Whilst Sara was busy snapping away and praying and generally doing a very good job of fitting in. I on the other hand was stood nervously beside her with my hands behind my back with a rather apologetic look on my face as if to say, ‘I’m terribly sorry for this awful intrusion! We’ll just do a quick pray and be out of your hair in a jiffy!’ Of course Monks don’t have hair which became very apparent when I locked eyes with an elder from across the room. Her face worn with character, her blue eyes riddled with glaucoma seemed almost magical and her smile stained blood-red with malousla as she beckoned me over.
Now, I have never been ‘beckoned’ by any kind of religious character and for some reason the idea of a monk calling me over filled me with dread and terror.
“Sara…! SARA!” I called from the corner of my mouth.
She couldn’t hear me over the music and prayers.
“Sara! The monk is looking at me!”
Still no response.
It’s well known I’m not religiously inclined however I do know it’s good practise to never keep a monk waiting. That said I nervously shuffled over and presented my sweaty, beardy, tattoo-y self to the bewitching old lass.
“Heeeelllloooooooooo!” I spouted.
Nothing. The monk smiled and took my hands in hers as she bowed her head and spoke in tongue which was an odd experience but an interesting one no less. She grabbed my arms and started pointing to the many tattoos which adorned my arms. ‘Brilliant’, I thought. ‘I travel to the other side of the world and STILL get a hard time from the OAP’s about bloody tattoos!’ On closer inspection it seemed the monk was only interested in one piece of body art in the shape of the heart locket on my left elbow. Now, listen here reader, I am not doubting for one second that the entire experience, although not wasted, was completely lost in translation and for all I know that monk could have been damning me to hell (or reincarnated as a toilet seat in the eyes of Buddha) for scarring my body with needlework.

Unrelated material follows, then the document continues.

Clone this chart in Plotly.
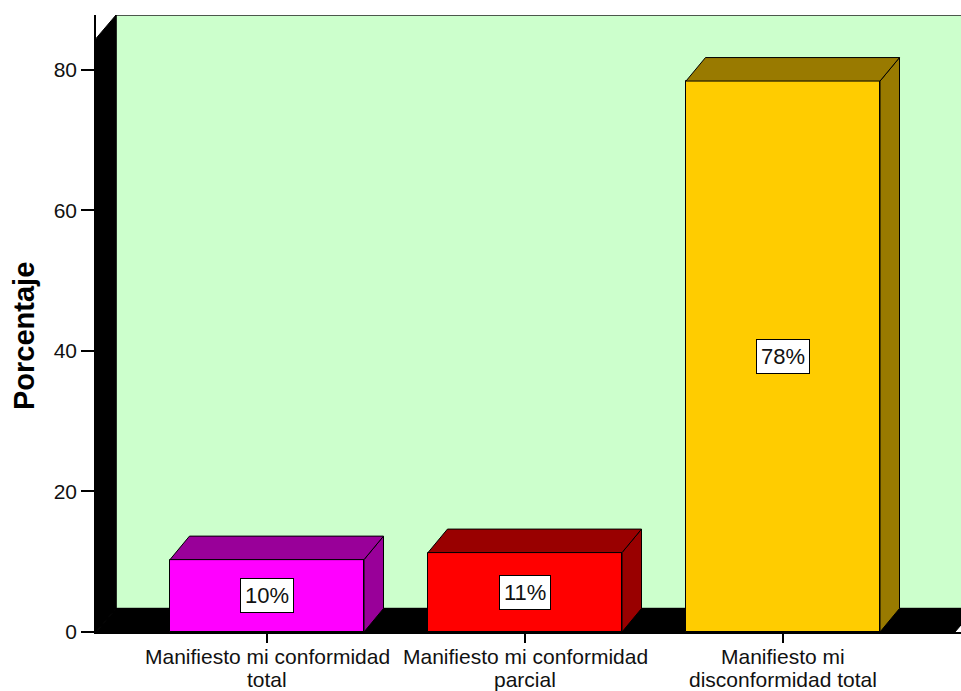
import plotly.graph_objects as go

# ---- data ----
categories = ["Manifiesto mi conformidad total",
              "Manifiesto mi conformidad parcial",
              "Manifiesto mi disconformidad total"]
label_lines = [["Manifiesto mi conformidad", "total"],
               ["Manifiesto mi conformidad", "parcial"],
               ["Manifiesto mi", "disconformidad total"]]
values = [10.3, 11.3, 78.4]
bar_labels = ["10%", "11%", "78%"]
y_ticks = [0, 20, 40, 60, 80]
front_colors = ["#FF00FF", "#FF0000", "#FFCC00"]
dark_colors = ["#990099", "#990000", "#997A00"]

# ---- geometry (pixel-derived constants) ----
W, H = 961, 691
m_l, m_r, m_t, m_b = 96, 0, 15, 59
plot_w = W - m_l - m_r
plot_h = H - m_t - m_b
y_max = 87.8
px_per_y = plot_h / y_max
px_per_x = 258.0
x0 = -(267 - m_l) / px_per_x
x1 = x0 + plot_w / px_per_x
dx_wall = 20 / px_per_x
dy_wall = 23.5 / px_per_y
dx_bar = 19.5 / px_per_x
dy_bar = 23.5 / px_per_y
bar_w = 0.752
x_floor_end = (955 - 267) / px_per_x

xs = list(range(len(categories)))

fig = go.Figure()

# front faces
fig.add_trace(go.Bar(
    x=xs, y=values, width=bar_w,
    marker=dict(color=front_colors, line=dict(color="black", width=1)),
    hoverinfo="skip", showlegend=False))

# top and side faces
for i, v in enumerate(values):
    l = xs[i] - bar_w / 2
    r = xs[i] + bar_w / 2
    fig.add_trace(go.Scatter(
        x=[r, r + dx_bar, r + dx_bar, r, r],
        y=[0, dy_bar, v + dy_bar, v, 0],
        mode="lines", fill="toself", fillcolor=dark_colors[i],
        line=dict(color="black", width=1), hoverinfo="skip", showlegend=False))
    fig.add_trace(go.Scatter(
        x=[l, l + dx_bar, r + dx_bar, r, l],
        y=[v, v + dy_bar, v + dy_bar, v, v],
        mode="lines", fill="toself", fillcolor=dark_colors[i],
        line=dict(color="black", width=1), hoverinfo="skip", showlegend=False))

shapes = []
shapes.append(dict(type="rect", xref="x", yref="y", layer="below",
                   x0=x0 + dx_wall, x1=x1 + 0.2, y0=dy_wall, y1=y_max,
                   fillcolor="#CCFFCC", line=dict(color="#222222", width=1.5)))
shapes.append(dict(type="path", xref="x", yref="y", layer="below",
                   path=f"M{x0},0 L{x0},{y_max - dy_wall} L{x0 + dx_wall},{y_max} L{x0 + dx_wall},{dy_wall} Z",
                   fillcolor="black", line=dict(color="black", width=1)))
shapes.append(dict(type="path", xref="x", yref="y", layer="below",
                   path=f"M{x0},0 L{x_floor_end},0 L{x_floor_end + dx_wall},{dy_wall} L{x0 + dx_wall},{dy_wall} Z",
                   fillcolor="black", line=dict(color="black", width=1)))

annotations = []
fnt = "Arial, Liberation Sans, sans-serif"
for i, v in enumerate(values):
    annotations.append(dict(x=xs[i], y=v / 2, xref="x", yref="y", text=bar_labels[i],
                            showarrow=False, bgcolor="white", bordercolor="black",
                            borderwidth=1, borderpad=4,
                            font=dict(family=fnt, size=22, color="#111111")))
    for j, line in enumerate(label_lines[i]):
        annotations.append(dict(x=xs[i], y=0, xref="x", yref="paper", text=line,
                                showarrow=False, yanchor="middle",
                                borderpad=0, yshift=-24 - 23 * j,
                                font=dict(family=fnt, size=21, color="#111111")))

annotations.append(dict(x=0, y=(632 - 336) / plot_h, xref="paper", yref="paper",
                        text="<b>Porcentaje</b>", textangle=-90, showarrow=False,
                        xanchor="center", yanchor="middle", xshift=24 - m_l,
                        font=dict(family=fnt, size=29, color="black")))

fig.update_layout(
    width=W, height=H,
    margin=dict(l=m_l, r=m_r, t=m_t, b=m_b, pad=0),
    paper_bgcolor="white", plot_bgcolor="white",
    shapes=shapes, annotations=annotations, bargap=0,
    showlegend=False,
    font=dict(family=fnt, size=22, color="#111111"),
    xaxis=dict(range=[x0, x1], tickvals=xs, showticklabels=False,
               ticks="outside", ticklen=9, tickcolor="black", tickwidth=1.5,
               showline=True, linecolor="black", linewidth=1.5,
               showgrid=False, zeroline=False, fixedrange=True),
    yaxis=dict(range=[0, y_max], tickvals=y_ticks, ticks="outside", ticklen=13,
               tickcolor="black", tickwidth=1.5, showline=True, linecolor="black",
               linewidth=1.5, showgrid=False, zeroline=False, fixedrange=True,
               tickfont=dict(family=fnt, size=21, color="#111111")),
)

fig.write_html("out.html", config={"displayModeBar": False},
               post_script="document.body.style.margin='0';document.body.style.overflow='hidden';")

But could it be possible to suspend belief for just a little bit and embrace the thought that she acknowledged the heart as a symbol of love, purity and all that is good? That despite cultural, age and religious differences we had both come together for to acknowledge and share the embodiment of the human spirit. Maybe. Or maybe she was pointing out that the red could do with going over again as the colour has faded since the tattoo fully healed. Either way, it turned a rather tiresome morning into a very rewarding experience.
The inspiring events of the morning put us in great stead for the rest of the day and indeed our visits to Ta Prohm (the one with the tree roots) and Bayon (the one with the stone faces). Pleasantly, both were completely different visually. Ta Prohm being an old relic of a temple, the grounds filled with rubble and littered with scaffolding as the never ending job of restoration continues. The infamous overgrown tree roots which define the temple are more than likely its undoing too as the trees weave in and out of brickwork and unknowingly crumble the structures over hundreds of years.
Bayon whilst just as derelict as Ta Prohm is a true testament to the ego of a fallen empire. The multi-levelled temple, by far the most aesthetically pleasing of the three we visited, is carved out of stone faces of the past rulers of Cambodia. Luckily the rulers of Cambodia back in t’day were rather handsome and the temple doesn’t suffer from being carved out of the bloated, rubber necked leaders we are used the back in Blighty.